According to the NYSDFS statement of charges, a vulnerability on a First American
Title Insurance Company public website exposed more than 850 million
documents containing bank account information, social security numbers, driver’s
license images, and other nonpublic information for more than four years. This
information was available to anyone with a web browser. There were no login or
authentication requirements to access this website.

This vulnerability was introduced via a software update in May 2014 and went
undetected for years.

First American had a penetration test conducted during December 2018, and the
pen testers found this vulnerability. This issue was compounded as this
vulnerability was not fixed for an additional six months until a cybersecurity
journalist reported on the data exposure and possible data breach of hundreds of
millions of these documents dating back to 2003.

The NYSDFS has filed the following six charges against First American Title
Insurance Company (Respondent):

1. Respondent failed to perform risk assessments for data stored or
transmitted within its information systems;

2. Respondent failed to maintain and implement data governance and
classification policies for nonpublic information suitable to its business
model and associated risks.

3. Respondent failed to limit user access privileges to information systems
that provide access to nonpublic information.

4. Respondent’s risk assessment was not sufficient to inform the design of
the cybersecurity program as required by the NYSDFS Cybersecurity

5. Respondent failed to provide regular cybersecurity awareness training for
all personnel and failed to provide updated training to reflect risks identified
during Respondent’s risk assessment.

6. Respondent failed to implement controls, including encryption, to protect
nonpublic information held or transmitted by the Respondent both in transit
over external networks and at rest.

As a corporate director or senior executive responsible for the organization’s
enterprise-wide cybersecurity risk, what questions should you be asking to ensure
your organization is compliant with the NYSDFS cybersecurity regulations?

Here are some Board and Executive-level questions to consider for your next
discussion regarding your organization’s enterprise-wide cybersecurity program:

1. Is the organization an NYSDFS covered entity, and if so, is the organization
complying with all the NYSDFS cybersecurity requirements?

2. Has an independent review of the latest penetration test executive reports
and their findings been conducted and provided to executive management
and/or the board? What follow up actions have been identified and require follow up by executive management and/or the board to ensure the best
cybersecurity posture for the organization?

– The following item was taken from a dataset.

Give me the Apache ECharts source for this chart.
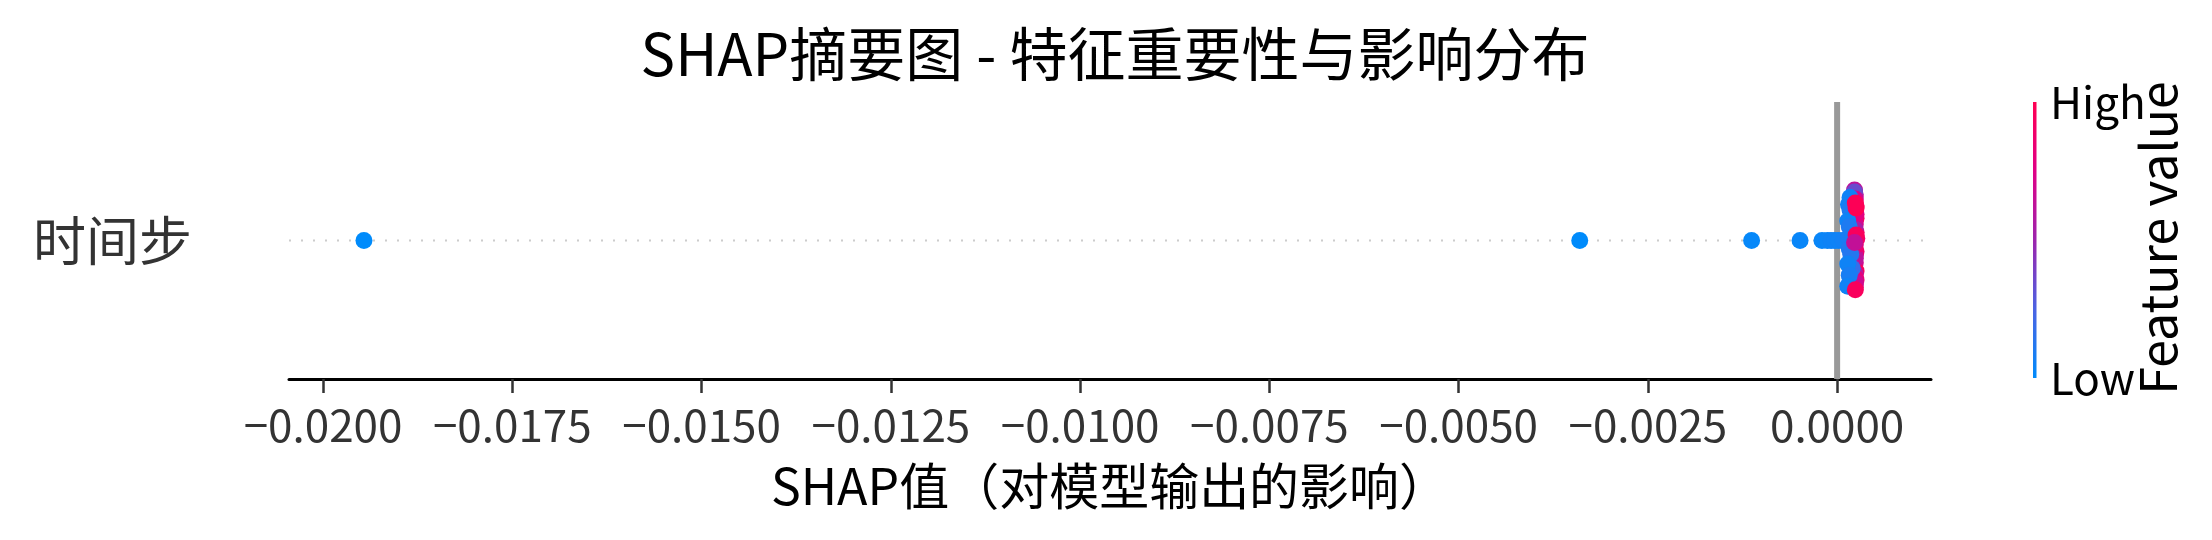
<!DOCTYPE html>
<html>
<head>
<meta charset="utf-8">
<script src="https://cdn.jsdelivr.net/npm/echarts@6/dist/echarts.min.js"></script>
<style>
html,body{margin:0;padding:0;background:#fff;}
#chart{width:2212px;height:540px;}
</style>
</head>
<body>
<div id="chart"></div>
<script>
// ---- data ----
const titleText = 'SHAP摘要图 - 特征重要性与影响分布';
const xAxisLabel = 'SHAP值（对模型输出的影响）';
const features = ['时间步'];
const xRange = [-0.02045, 0.00124];
const tickValues = [-0.02, -0.0175, -0.015, -0.0125, -0.01, -0.0075, -0.005, -0.0025, 0];
const tickLabels = ['−0.0200', '−0.0175', '−0.0150', '−0.0125', '−0.0100', '−0.0075', '−0.0050', '−0.0025', '0.0000'];
// SHAP value of each sample
const shapValues = [
  -0.01946, -0.00340, -0.00113, -0.00049, -0.00020, -0.00013, -0.00008, -0.00003, 0.00002, 0.00008,
  0.00024, 0.00025, 0.00024, 0.00025, 0.00024, 0.00025, 0.00024, 0.00025, 0.00024, 0.00024, 0.00025, 0.00024, 0.00025, 0.00024, 0.00024,
  0.00023, 0.00023, 0.00024, 0.00025, 0.00024, 0.00026, 0.00023, 0.00024, 0.00024, 0.00024,
  0.00017, 0.00015, 0.00017, 0.00014, 0.00016, 0.00015, 0.00016, 0.00018, 0.00020, 0.00014, 0.00016, 0.00014,
  0.00025, 0.00025, 0.00023, 0.00024, 0.00024
];
// vertical beeswarm offset within the row (row spans -0.4..0.4)
const swarmOffsets = [
  0, 0, 0, 0, 0, 0, 0, 0, 0, 0,
  0.33, 0.25, 0.21, 0.16, 0.12, 0.06, -0.03, -0.08, -0.11, -0.16, -0.22, -0.24, -0.285, -0.32, -0.34,
  0.365, 0.35, 0.30, 0.19, 0.08, 0.015, -0.05, -0.13, -0.27, -0.30,
  0.31, 0.26, 0.22, 0.14, 0.10, 0.02, -0.06, -0.10, -0.20, -0.17, -0.25, -0.33,
  0.235, 0.04, -0.015, -0.355, 0.27
];
// normalised feature value (0 = low, 1 = high)
const featureValues = [
  0.0, 0.0, 0.02, 0.03, 0.03, 0.04, 0.05, 0.05, 0.05, 0.06,
  0.6, 0.9, 0.65, 0.95, 0.7, 0.92, 0.75, 0.9, 0.65, 0.7, 0.95, 0.62, 0.9, 0.66, 0.85,
  0.62, 0.35, 0.7, 0.78, 0.55, 0.9, 0.85, 0.62, 0.8, 0.68,
  0.05, 0.06, 0.1, 0.05, 0.1, 0.08, 0.1, 0.12, 0.18, 0.05, 0.08, 0.05,
  1.0, 0.95, 0.64, 0.95, 0.98
];
const colorStops = ['#008bfb', '#4b63e3', '#9c24ad', '#e00086', '#ff0052'];

// ---- chart ----
const FONT = '"Noto Sans CJK SC", "Noto Sans", sans-serif';
const chart = echarts.init(document.getElementById('chart'), null, {renderer: 'canvas'});
const points = shapValues.map((v, i) => [v, swarmOffsets[i], featureValues[i]]);

const option = {
  backgroundColor: '#ffffff',
  animation: false,
  textStyle: {fontFamily: FONT},
  title: {
    text: titleText,
    left: 1110,
    top: 20,
    textAlign: 'center',
    textStyle: {fontFamily: FONT, fontSize: 58, fontWeight: 'normal', color: '#000'}
  },
  grid: {left: 289, right: 281, top: 102, bottom: 161, containLabel: false},
  xAxis: {
    type: 'value',
    min: xRange[0],
    max: xRange[1],
    name: xAxisLabel,
    nameLocation: 'middle',
    nameGap: 82,
    nameTextStyle: {fontFamily: FONT, fontSize: 50, color: '#000'},
    axisLine: {show: true, onZero: false, lineStyle: {color: '#000', width: 3}},
    axisTick: {show: true, customValues: tickValues, length: 14, lineStyle: {color: '#333', width: 2.5}},
    axisLabel: {
      show: true,
      customValues: tickValues,
      margin: 24,
      fontFamily: FONT,
      fontSize: 44,
      color: '#333',
      formatter: function (v) {
        const i = tickValues.findIndex(t => Math.abs(t - v) < 1e-9);
        return i >= 0 ? tickLabels[i] : '';
      }
    },
    splitLine: {show: false}
  },
  yAxis: {
    type: 'value',
    min: -1,
    max: 1,
    axisLine: {show: false},
    axisTick: {show: false},
    splitLine: {show: false},
    axisLabel: {
      show: true,
      customValues: [0],
      margin: 97,
      fontFamily: FONT,
      fontSize: 53,
      color: '#333',
      formatter: function () { return features[0]; }
    }
  },
  visualMap: {
    type: 'continuous',
    show: false,
    min: 0,
    max: 1,
    dimension: 2,
    seriesIndex: 2,
    inRange: {color: colorStops}
  },
  series: [
    {
      type: 'line',
      z: 1,
      silent: true,
      symbol: 'none',
      data: [[xRange[0], 0], [xRange[1], 0]],
      lineStyle: {color: '#cccccc', width: 2, type: [2, 10]}
    },
    {
      type: 'line',
      z: 1,
      silent: true,
      symbol: 'none',
      data: [[0, -1], [0, 1]],
      lineStyle: {color: '#999999', width: 6}
    },
    {
      type: 'scatter',
      z: 3,
      symbol: 'circle',
      symbolSize: 17,
      data: points,
      itemStyle: {opacity: 1}
    }
  ],
  graphic: [
    {
      type: 'rect',
      shape: {x: 2033, y: 102, width: 3.5, height: 276},
      style: {
        fill: {
          type: 'linear', x: 0, y: 0, x2: 0, y2: 1,
          colorStops: [
            {offset: 0, color: colorStops[4]},
            {offset: 0.25, color: colorStops[3]},
            {offset: 0.5, color: colorStops[2]},
            {offset: 0.75, color: colorStops[1]},
            {offset: 1, color: colorStops[0]}
          ]
        }
      }
    },
    {
      type: 'text',
      x: 2050, y: 102,
      style: {text: 'High', fontFamily: FONT, fontSize: 44, fill: '#000', verticalAlign: 'middle', align: 'left'}
    },
    {
      type: 'text',
      x: 2050, y: 378,
      style: {text: 'Low', fontFamily: FONT, fontSize: 44, fill: '#000', verticalAlign: 'middle', align: 'left'}
    },
    {
      type: 'text',
      x: 2158, y: 238,
      rotation: Math.PI / 2,
      style: {text: 'Feature value', fontFamily: FONT, fontSize: 50, fill: '#000', verticalAlign: 'middle', align: 'center'}
    }
  ]
};
chart.setOption(option);
</script>
</body>
</html>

3. Has the organization secured its enterprise web infrastructure, and how has
this been independently verified?

4. Has the organization identified and continuously secured its most sensitive
data in transit and at rest across the entire enterprise? How has this been
independently verified?

5. Is the organization providing regularly scheduled cybersecurity awareness
training to all its employees and additional cybersecurity training to the
organization’s cybersecurity professionals? How has this been
independently verified?

If you have not read the NYSDFS statement, I would recommend taking a few
minutes to read this document.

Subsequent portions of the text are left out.